# START OF DATA FOR THIS EXERCISE

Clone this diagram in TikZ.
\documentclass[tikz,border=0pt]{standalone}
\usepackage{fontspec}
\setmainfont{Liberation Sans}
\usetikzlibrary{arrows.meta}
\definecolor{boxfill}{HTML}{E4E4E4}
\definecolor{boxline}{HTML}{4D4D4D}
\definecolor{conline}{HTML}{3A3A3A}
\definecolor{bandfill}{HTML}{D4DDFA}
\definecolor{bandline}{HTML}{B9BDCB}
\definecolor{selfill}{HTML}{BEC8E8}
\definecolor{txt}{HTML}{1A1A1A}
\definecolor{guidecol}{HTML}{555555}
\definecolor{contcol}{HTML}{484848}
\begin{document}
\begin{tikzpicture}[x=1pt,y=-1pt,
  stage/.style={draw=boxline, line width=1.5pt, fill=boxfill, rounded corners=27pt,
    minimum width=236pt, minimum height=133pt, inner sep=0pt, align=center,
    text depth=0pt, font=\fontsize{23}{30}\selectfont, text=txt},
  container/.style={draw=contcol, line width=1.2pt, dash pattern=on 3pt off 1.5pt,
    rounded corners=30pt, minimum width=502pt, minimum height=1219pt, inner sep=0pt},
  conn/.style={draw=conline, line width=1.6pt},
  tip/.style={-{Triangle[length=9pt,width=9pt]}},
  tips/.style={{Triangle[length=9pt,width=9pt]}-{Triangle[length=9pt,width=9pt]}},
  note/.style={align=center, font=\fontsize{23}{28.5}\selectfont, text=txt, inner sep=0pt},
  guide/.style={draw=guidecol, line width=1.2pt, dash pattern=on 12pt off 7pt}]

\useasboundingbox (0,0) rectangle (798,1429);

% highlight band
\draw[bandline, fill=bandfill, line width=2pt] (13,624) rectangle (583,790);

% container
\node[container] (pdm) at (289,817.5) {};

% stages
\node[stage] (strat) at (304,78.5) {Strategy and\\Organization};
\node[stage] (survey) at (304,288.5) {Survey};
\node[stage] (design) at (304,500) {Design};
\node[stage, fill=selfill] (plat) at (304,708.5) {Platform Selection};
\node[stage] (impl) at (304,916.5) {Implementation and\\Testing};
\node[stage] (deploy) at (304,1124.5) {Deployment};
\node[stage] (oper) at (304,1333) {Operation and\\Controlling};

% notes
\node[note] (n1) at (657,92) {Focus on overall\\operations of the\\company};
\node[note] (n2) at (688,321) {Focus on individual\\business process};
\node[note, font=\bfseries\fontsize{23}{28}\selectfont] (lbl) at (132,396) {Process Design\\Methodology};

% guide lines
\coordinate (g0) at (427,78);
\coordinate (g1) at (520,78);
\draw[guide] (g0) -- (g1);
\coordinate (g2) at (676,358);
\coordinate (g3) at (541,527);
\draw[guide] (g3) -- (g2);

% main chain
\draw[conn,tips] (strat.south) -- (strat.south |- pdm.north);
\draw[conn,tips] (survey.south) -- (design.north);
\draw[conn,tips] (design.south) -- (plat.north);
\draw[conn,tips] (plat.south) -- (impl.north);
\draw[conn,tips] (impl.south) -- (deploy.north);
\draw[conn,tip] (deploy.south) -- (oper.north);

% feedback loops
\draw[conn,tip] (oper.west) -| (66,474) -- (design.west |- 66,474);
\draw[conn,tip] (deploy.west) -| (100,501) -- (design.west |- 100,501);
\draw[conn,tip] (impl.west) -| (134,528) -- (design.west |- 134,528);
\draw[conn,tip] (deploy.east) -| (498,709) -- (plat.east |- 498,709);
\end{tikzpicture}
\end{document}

# END OF DATA FOR THIS EXERCISE
# START OF DATA FOR THIS EXERCISE

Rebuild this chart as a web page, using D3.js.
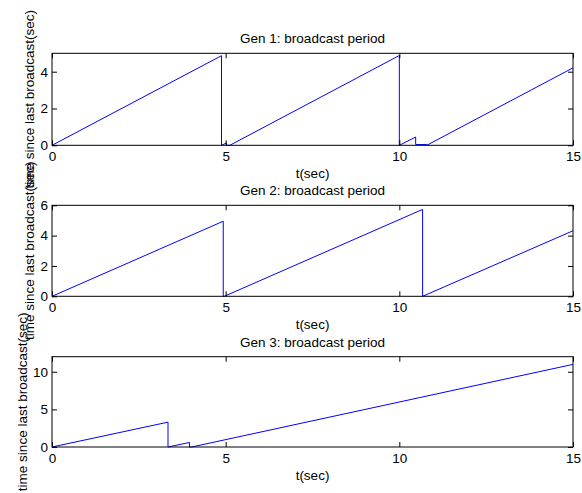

# END OF DATA FOR THIS EXERCISE
# START OF DATA FOR THIS EXERCISE

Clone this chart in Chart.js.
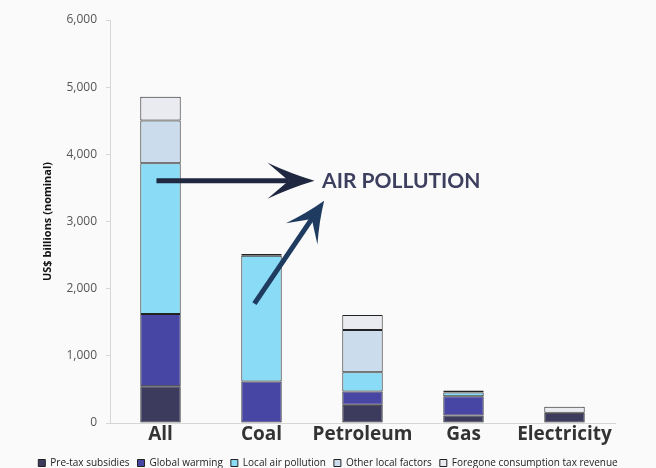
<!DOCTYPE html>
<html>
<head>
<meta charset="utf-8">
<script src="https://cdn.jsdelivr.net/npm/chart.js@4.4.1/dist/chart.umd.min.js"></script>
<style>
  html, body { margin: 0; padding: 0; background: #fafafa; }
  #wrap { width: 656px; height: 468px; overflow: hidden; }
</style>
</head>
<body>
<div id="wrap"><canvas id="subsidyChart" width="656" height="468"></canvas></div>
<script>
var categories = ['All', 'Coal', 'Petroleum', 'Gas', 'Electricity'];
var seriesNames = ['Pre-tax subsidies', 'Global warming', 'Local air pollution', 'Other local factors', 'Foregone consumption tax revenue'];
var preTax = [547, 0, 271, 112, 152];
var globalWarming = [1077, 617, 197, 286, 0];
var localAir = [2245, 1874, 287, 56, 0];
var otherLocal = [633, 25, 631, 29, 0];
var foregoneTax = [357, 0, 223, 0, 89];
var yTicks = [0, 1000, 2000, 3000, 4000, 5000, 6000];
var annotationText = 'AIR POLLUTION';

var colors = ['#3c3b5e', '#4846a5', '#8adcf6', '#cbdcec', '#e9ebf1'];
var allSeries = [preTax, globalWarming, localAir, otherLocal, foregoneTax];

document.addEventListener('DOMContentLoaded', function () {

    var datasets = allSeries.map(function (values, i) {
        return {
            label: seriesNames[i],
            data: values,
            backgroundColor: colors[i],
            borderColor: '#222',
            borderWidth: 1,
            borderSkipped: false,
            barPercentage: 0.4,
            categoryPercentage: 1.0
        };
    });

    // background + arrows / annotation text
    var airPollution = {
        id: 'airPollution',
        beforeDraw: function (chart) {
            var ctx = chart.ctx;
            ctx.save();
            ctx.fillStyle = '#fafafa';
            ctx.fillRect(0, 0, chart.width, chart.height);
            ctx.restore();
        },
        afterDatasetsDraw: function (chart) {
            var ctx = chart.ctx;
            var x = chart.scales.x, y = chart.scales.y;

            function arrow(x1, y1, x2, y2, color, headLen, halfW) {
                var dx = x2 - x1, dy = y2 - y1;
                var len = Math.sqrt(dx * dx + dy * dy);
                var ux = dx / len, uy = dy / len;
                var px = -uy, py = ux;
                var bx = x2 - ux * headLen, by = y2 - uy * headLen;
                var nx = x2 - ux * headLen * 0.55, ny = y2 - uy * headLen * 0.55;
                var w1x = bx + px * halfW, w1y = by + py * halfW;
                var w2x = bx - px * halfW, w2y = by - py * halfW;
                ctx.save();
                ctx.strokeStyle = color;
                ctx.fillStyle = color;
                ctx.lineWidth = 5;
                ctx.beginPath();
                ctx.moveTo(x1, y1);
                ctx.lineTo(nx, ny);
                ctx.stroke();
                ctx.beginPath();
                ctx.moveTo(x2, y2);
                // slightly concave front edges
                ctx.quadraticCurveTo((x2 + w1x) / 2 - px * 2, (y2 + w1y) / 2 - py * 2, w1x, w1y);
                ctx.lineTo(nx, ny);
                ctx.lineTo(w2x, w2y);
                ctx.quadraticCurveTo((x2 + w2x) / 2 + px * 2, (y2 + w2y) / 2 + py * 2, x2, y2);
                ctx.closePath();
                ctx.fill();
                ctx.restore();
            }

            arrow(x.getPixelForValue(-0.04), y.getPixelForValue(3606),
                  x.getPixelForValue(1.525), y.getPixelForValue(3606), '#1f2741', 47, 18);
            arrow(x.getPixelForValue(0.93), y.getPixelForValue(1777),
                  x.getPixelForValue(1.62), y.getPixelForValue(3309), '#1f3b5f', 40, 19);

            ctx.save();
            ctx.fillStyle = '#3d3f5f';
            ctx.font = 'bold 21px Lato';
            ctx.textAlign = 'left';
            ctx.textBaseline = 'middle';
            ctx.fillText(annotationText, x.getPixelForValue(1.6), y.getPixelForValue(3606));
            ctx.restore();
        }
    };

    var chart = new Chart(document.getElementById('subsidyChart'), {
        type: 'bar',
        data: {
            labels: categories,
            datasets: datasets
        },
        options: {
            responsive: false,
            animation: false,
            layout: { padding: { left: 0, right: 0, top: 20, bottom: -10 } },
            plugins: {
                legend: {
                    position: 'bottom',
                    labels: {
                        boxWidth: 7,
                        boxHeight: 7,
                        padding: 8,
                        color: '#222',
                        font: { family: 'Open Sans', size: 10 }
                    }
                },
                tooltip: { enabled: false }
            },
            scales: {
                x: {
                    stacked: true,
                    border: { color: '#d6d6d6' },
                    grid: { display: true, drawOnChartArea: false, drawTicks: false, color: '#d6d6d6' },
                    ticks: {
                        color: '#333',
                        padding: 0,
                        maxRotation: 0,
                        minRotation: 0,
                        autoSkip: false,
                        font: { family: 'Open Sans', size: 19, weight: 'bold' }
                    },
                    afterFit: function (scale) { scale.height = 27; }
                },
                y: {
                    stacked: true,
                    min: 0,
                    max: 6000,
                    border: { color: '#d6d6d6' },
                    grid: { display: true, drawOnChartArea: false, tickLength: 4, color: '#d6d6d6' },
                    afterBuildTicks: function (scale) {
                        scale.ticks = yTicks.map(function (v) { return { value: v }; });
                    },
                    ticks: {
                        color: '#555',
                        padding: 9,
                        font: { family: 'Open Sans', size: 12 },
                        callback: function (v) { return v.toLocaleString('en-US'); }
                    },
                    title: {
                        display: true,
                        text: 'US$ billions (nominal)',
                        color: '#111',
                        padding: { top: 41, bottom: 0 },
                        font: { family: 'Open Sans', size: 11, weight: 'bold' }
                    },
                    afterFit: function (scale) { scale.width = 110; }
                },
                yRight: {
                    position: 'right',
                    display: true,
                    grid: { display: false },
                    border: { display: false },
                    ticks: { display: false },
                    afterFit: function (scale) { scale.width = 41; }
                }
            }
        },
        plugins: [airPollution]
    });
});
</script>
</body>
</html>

# END OF DATA FOR THIS EXERCISE

• _GIVEN TASK_:
Please print exactly, and only, the lines from the line with "Clone this diagram in TikZ." to the line with "(oper) at (304,1333)", both included.

• _FINAL RESULT_:
Clone this diagram in TikZ.
\documentclass[tikz,border=0pt]{standalone}
\usepackage{fontspec}
\setmainfont{Liberation Sans}
\usetikzlibrary{arrows.meta}
\definecolor{boxfill}{HTML}{E4E4E4}
\definecolor{boxline}{HTML}{4D4D4D}
\definecolor{conline}{HTML}{3A3A3A}
\definecolor{bandfill}{HTML}{D4DDFA}
\definecolor{bandline}{HTML}{B9BDCB}
\definecolor{selfill}{HTML}{BEC8E8}
\definecolor{txt}{HTML}{1A1A1A}
\definecolor{guidecol}{HTML}{555555}
\definecolor{contcol}{HTML}{484848}
\begin{document}
\begin{tikzpicture}[x=1pt,y=-1pt,
  stage/.style={draw=boxline, line width=1.5pt, fill=boxfill, rounded corners=27pt,
    minimum width=236pt, minimum height=133pt, inner sep=0pt, align=center,
    text depth=0pt, font=\fontsize{23}{30}\selectfont, text=txt},
  container/.style={draw=contcol, line width=1.2pt, dash pattern=on 3pt off 1.5pt,
    rounded corners=30pt, minimum width=502pt, minimum height=1219pt, inner sep=0pt},
  conn/.style={draw=conline, line width=1.6pt},
  tip/.style={-{Triangle[length=9pt,width=9pt]}},
  tips/.style={{Triangle[length=9pt,width=9pt]}-{Triangle[length=9pt,width=9pt]}},
  note/.style={align=center, font=\fontsize{23}{28.5}\selectfont, text=txt, inner sep=0pt},
  guide/.style={draw=guidecol, line width=1.2pt, dash pattern=on 12pt off 7pt}]

\useasboundingbox (0,0) rectangle (798,1429);

% highlight band
\draw[bandline, fill=bandfill, line width=2pt] (13,624) rectangle (583,790);

% container
\node[container] (pdm) at (289,817.5) {};

% stages
\node[stage] (strat) at (304,78.5) {Strategy and\\Organization};
\node[stage] (survey) at (304,288.5) {Survey};
\node[stage] (design) at (304,500) {Design};
\node[stage, fill=selfill] (plat) at (304,708.5) {Platform Selection};
\node[stage] (impl) at (304,916.5) {Implementation and\\Testing};
\node[stage] (deploy) at (304,1124.5) {Deployment};
\node[stage] (oper) at (304,1333) {Operation and\\Controlling};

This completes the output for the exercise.